YOUR OBJECTIVE
Below are records; print only the lines from the line containing "Rebuild this diagram" to the end, both included, reproduced exactly and without the pictures.

Records with drawing code
=======
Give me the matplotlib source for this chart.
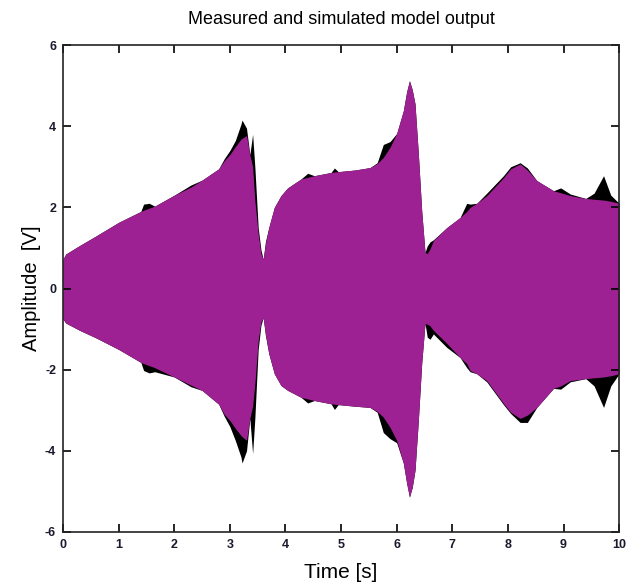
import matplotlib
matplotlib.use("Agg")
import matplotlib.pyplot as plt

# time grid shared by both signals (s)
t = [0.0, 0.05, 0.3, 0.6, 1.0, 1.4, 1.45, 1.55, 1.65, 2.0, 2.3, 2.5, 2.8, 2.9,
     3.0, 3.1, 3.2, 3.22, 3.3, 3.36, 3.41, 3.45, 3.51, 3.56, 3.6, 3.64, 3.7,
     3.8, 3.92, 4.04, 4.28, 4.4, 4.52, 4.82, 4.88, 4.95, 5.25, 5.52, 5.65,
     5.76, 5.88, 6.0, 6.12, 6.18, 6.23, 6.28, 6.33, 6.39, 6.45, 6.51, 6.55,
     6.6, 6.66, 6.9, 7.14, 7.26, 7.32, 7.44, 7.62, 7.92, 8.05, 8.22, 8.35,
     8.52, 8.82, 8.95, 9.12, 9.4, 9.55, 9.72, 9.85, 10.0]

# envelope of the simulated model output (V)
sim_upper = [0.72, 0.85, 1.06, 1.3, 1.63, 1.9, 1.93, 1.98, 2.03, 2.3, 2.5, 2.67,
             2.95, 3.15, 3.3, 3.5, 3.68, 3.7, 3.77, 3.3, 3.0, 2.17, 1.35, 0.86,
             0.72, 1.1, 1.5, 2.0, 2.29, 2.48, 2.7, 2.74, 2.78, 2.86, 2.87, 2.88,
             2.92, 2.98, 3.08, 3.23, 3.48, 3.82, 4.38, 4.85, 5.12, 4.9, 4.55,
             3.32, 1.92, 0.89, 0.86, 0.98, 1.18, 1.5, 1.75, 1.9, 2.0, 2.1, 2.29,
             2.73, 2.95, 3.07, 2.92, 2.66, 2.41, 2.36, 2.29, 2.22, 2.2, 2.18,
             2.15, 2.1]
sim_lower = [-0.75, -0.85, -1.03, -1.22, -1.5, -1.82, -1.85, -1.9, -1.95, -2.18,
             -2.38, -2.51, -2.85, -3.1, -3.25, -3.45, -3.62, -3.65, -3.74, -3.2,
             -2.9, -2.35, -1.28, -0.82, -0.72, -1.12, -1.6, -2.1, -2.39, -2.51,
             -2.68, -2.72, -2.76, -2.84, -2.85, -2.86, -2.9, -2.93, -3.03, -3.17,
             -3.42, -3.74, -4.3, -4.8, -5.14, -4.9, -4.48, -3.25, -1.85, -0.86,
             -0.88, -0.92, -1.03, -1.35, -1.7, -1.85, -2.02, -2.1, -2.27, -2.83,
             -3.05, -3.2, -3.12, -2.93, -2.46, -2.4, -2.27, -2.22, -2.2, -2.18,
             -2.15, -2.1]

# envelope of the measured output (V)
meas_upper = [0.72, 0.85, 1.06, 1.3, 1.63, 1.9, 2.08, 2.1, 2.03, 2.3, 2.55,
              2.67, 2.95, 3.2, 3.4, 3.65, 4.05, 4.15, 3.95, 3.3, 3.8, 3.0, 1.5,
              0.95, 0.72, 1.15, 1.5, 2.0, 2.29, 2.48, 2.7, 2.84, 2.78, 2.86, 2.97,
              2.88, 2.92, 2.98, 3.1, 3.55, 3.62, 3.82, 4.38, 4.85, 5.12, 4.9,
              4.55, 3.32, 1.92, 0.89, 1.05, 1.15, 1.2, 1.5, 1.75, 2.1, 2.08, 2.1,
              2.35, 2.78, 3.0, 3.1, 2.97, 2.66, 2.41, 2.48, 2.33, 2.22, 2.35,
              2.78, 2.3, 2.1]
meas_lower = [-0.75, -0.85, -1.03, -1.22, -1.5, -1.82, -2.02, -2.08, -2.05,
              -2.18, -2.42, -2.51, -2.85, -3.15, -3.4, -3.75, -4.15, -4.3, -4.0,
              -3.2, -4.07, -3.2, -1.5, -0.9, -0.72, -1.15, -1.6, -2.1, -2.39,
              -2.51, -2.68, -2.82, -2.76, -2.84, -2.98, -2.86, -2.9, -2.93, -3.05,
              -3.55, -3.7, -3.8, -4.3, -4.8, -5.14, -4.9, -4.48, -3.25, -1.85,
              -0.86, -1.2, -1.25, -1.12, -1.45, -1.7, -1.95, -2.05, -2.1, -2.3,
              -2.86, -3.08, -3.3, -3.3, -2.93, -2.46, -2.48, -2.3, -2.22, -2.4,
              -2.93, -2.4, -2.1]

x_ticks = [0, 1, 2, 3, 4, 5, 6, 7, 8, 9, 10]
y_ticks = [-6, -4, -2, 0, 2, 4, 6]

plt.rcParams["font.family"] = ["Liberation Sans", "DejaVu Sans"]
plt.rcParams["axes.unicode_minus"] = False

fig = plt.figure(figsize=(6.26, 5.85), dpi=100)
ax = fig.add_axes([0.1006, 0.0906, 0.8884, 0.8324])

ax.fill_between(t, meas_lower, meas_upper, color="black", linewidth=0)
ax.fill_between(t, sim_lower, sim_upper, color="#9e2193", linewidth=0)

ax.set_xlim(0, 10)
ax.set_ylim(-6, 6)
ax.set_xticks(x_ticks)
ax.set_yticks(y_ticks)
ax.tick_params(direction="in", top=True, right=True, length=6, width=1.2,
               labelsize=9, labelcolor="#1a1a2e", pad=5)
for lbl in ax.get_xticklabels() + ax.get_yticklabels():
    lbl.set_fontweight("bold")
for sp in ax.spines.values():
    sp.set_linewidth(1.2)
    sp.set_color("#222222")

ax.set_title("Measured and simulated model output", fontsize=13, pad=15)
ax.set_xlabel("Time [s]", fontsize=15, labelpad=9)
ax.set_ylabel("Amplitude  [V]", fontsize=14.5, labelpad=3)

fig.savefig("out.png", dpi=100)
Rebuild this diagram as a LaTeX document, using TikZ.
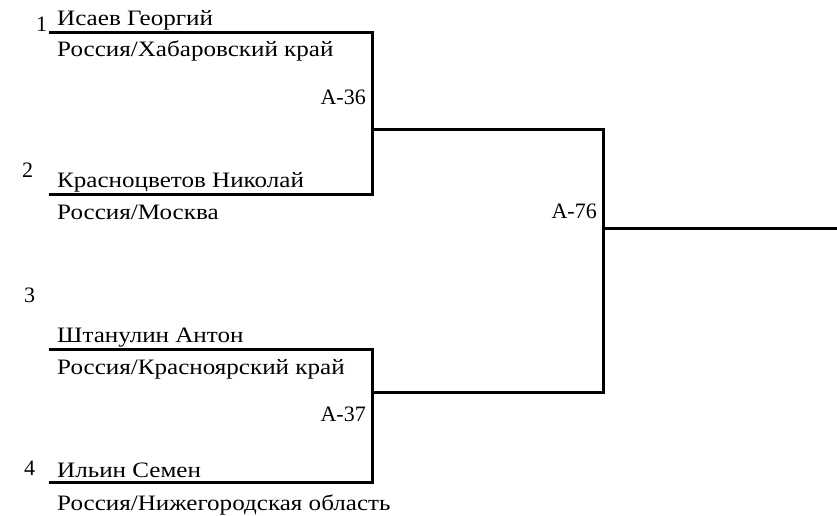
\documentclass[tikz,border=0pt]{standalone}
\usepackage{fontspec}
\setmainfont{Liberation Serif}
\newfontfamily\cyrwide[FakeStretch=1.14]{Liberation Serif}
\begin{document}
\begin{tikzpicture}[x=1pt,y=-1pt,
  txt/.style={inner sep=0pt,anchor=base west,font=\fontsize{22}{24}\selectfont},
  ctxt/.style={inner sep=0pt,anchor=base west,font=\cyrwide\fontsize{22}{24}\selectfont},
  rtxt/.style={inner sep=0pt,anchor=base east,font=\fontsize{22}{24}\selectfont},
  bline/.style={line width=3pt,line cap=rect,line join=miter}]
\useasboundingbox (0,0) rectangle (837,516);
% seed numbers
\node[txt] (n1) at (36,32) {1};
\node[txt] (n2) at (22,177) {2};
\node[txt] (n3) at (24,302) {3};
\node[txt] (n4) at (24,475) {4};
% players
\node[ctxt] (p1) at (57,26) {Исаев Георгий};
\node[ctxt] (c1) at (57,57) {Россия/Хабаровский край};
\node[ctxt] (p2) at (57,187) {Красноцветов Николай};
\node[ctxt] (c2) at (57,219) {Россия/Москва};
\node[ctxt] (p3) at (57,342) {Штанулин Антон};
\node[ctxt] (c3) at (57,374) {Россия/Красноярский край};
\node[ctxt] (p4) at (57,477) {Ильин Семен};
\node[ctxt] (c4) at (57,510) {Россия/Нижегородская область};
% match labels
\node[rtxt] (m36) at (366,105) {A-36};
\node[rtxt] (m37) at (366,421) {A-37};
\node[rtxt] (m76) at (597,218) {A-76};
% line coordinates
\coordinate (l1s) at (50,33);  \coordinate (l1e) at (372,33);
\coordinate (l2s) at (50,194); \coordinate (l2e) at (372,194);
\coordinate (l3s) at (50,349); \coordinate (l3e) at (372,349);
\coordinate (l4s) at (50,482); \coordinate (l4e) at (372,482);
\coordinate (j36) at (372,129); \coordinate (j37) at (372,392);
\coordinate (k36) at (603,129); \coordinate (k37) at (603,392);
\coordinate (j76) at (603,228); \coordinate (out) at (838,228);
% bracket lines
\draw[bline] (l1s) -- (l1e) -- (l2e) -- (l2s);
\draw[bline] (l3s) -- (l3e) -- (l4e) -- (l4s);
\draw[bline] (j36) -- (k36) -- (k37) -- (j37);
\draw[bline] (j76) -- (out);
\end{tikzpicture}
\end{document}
=======
SOLUTION FOR THIS EXERCISE
Rebuild this diagram as a LaTeX document, using TikZ.
\documentclass[tikz,border=0pt]{standalone}
\usepackage{fontspec}
\setmainfont{Liberation Serif}
\newfontfamily\cyrwide[FakeStretch=1.14]{Liberation Serif}
\begin{document}
\begin{tikzpicture}[x=1pt,y=-1pt,
  txt/.style={inner sep=0pt,anchor=base west,font=\fontsize{22}{24}\selectfont},
  ctxt/.style={inner sep=0pt,anchor=base west,font=\cyrwide\fontsize{22}{24}\selectfont},
  rtxt/.style={inner sep=0pt,anchor=base east,font=\fontsize{22}{24}\selectfont},
  bline/.style={line width=3pt,line cap=rect,line join=miter}]
\useasboundingbox (0,0) rectangle (837,516);
% seed numbers
\node[txt] (n1) at (36,32) {1};
\node[txt] (n2) at (22,177) {2};
\node[txt] (n3) at (24,302) {3};
\node[txt] (n4) at (24,475) {4};
% players
\node[ctxt] (p1) at (57,26) {Исаев Георгий};
\node[ctxt] (c1) at (57,57) {Россия/Хабаровский край};
\node[ctxt] (p2) at (57,187) {Красноцветов Николай};
\node[ctxt] (c2) at (57,219) {Россия/Москва};
\node[ctxt] (p3) at (57,342) {Штанулин Антон};
\node[ctxt] (c3) at (57,374) {Россия/Красноярский край};
\node[ctxt] (p4) at (57,477) {Ильин Семен};
\node[ctxt] (c4) at (57,510) {Россия/Нижегородская область};
% match labels
\node[rtxt] (m36) at (366,105) {A-36};
\node[rtxt] (m37) at (366,421) {A-37};
\node[rtxt] (m76) at (597,218) {A-76};
% line coordinates
\coordinate (l1s) at (50,33);  \coordinate (l1e) at (372,33);
\coordinate (l2s) at (50,194); \coordinate (l2e) at (372,194);
\coordinate (l3s) at (50,349); \coordinate (l3e) at (372,349);
\coordinate (l4s) at (50,482); \coordinate (l4e) at (372,482);
\coordinate (j36) at (372,129); \coordinate (j37) at (372,392);
\coordinate (k36) at (603,129); \coordinate (k37) at (603,392);
\coordinate (j76) at (603,228); \coordinate (out) at (838,228);
% bracket lines
\draw[bline] (l1s) -- (l1e) -- (l2e) -- (l2s);
\draw[bline] (l3s) -- (l3e) -- (l4e) -- (l4s);
\draw[bline] (j36) -- (k36) -- (k37) -- (j37);
\draw[bline] (j76) -- (out);
\end{tikzpicture}
\end{document}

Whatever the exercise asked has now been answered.